Ketiga, wakil menteri sebenarnya di luar konteks organisasi kementerian. Sebagaimana yang termaktub dalam Pasal 9 UU No.39 Tahun 2008, pada bagian susunan organisasi kementerian negara terdiri yakni, a. pemimpin, yaitu Menteri; b. pembantu pemimpin, yaitu sekretariat jenderal; c. pelaksana tugas pokok, yaitu direktorat jenderal; d. pengawas, yaitu inspektorat jenderal; e. pendukung, yaitu badan dan/atau pusat; dan f. pelaksana tugas pokok di daerah dan/atau perwakilan luar negeri sesuai dengan peraturan perundang-undangan. Jadi, sangat jelas bahwa wakil menteri tidak termasuk dalam organisasi kementerian negara dan yang lebih pantas dalam membantu menteri adalah sekretaris jenderal yang secara eksplisit sebagai wakil/pembantu pimpinan (menteri).


Keempat, sebenarnya semua menteri di departemennya masing-masing telah memiliki direktorat jenderal dan deputi yang secara teknis operasional berfungsi sebagai wakil menteri dengan memiliki agenda kerja yang jelas. Sehingga tanpa wakil menteri pun sudah memadai. Namun, kalau presiden merasa kinerja departemen bersangkutan belum optimal dengan perangkat yang ada berarti ada kebutuhan terhadap wakil menteri. Sehingga jabatan itu harus diadakan. Akan tetapi, kebijakan untuk mengangkat seorang pejabat secara otomatis menimbulkan biaya yang sangat besar.


Padahal beberapa waktu lalu untuk biaya transportasi para menteri saja telah menelan biaya puluhan miliar rupiah. Bagaimana jadinya bila pejabat di lingkungan kementerian ditambah, pastinya juga pejabat tersebut memerlukan biaya taktis, tunjangan, serta operasional untuk menunjang tugasnya.
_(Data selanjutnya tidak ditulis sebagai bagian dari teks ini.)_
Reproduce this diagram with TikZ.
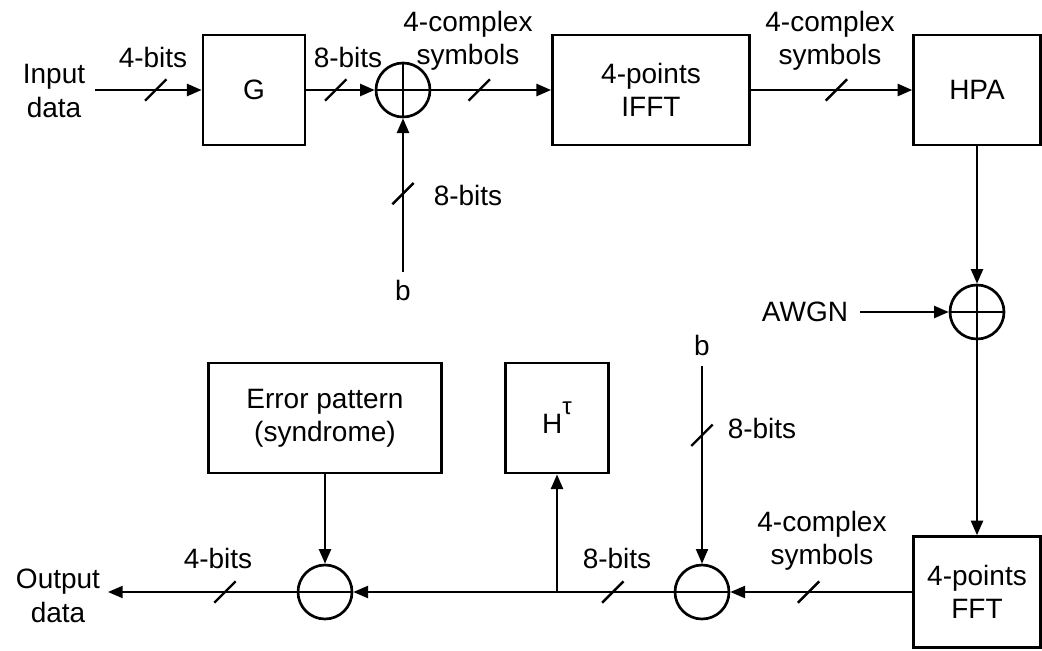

Hal inilah yang semakin membuat keuangan negara terkuras dengan pembiayaan yang tidak efektivitas dan tidak tepat sasaran, dibandingkan dengan mengoptimalkan para pejabat di lingkungan departemen/kementerian seperti sekretaris jenderal, direktorat jenderal; ataupun inspektorat jenderal daripada mengangkat para pejabat baru.


Pemerintahan gemuk


Dengan diangkatnya beberapa wakil menteri pada pos kementerian tertentu dan seorang sekretaris kabinet, tentu saja membuat lembaga pemerintahan tersebut semakin gemuk. Selain para wakil menteri yang ada pada lembaga kepresidenan tersebut, ada juga beberapa staff-staff khusus kepresidenan, dan dewan pertimbangan presiden. Jikalau pengangkatan para personil pemerintahan tersebut ditunjang dengan integritas, kapabilitas, serta memiliki agenda kerja yang jelas, tentu kita dapat mendukung kebijakan para pemimpin yang mengangkat tersebut. Akan tetapi, bila dikemudian hari para personil tersebut jauh dari apa yang diharapkan dan tidak diberdayakan secara optimal, tentu keuangan negara semakin terkuras.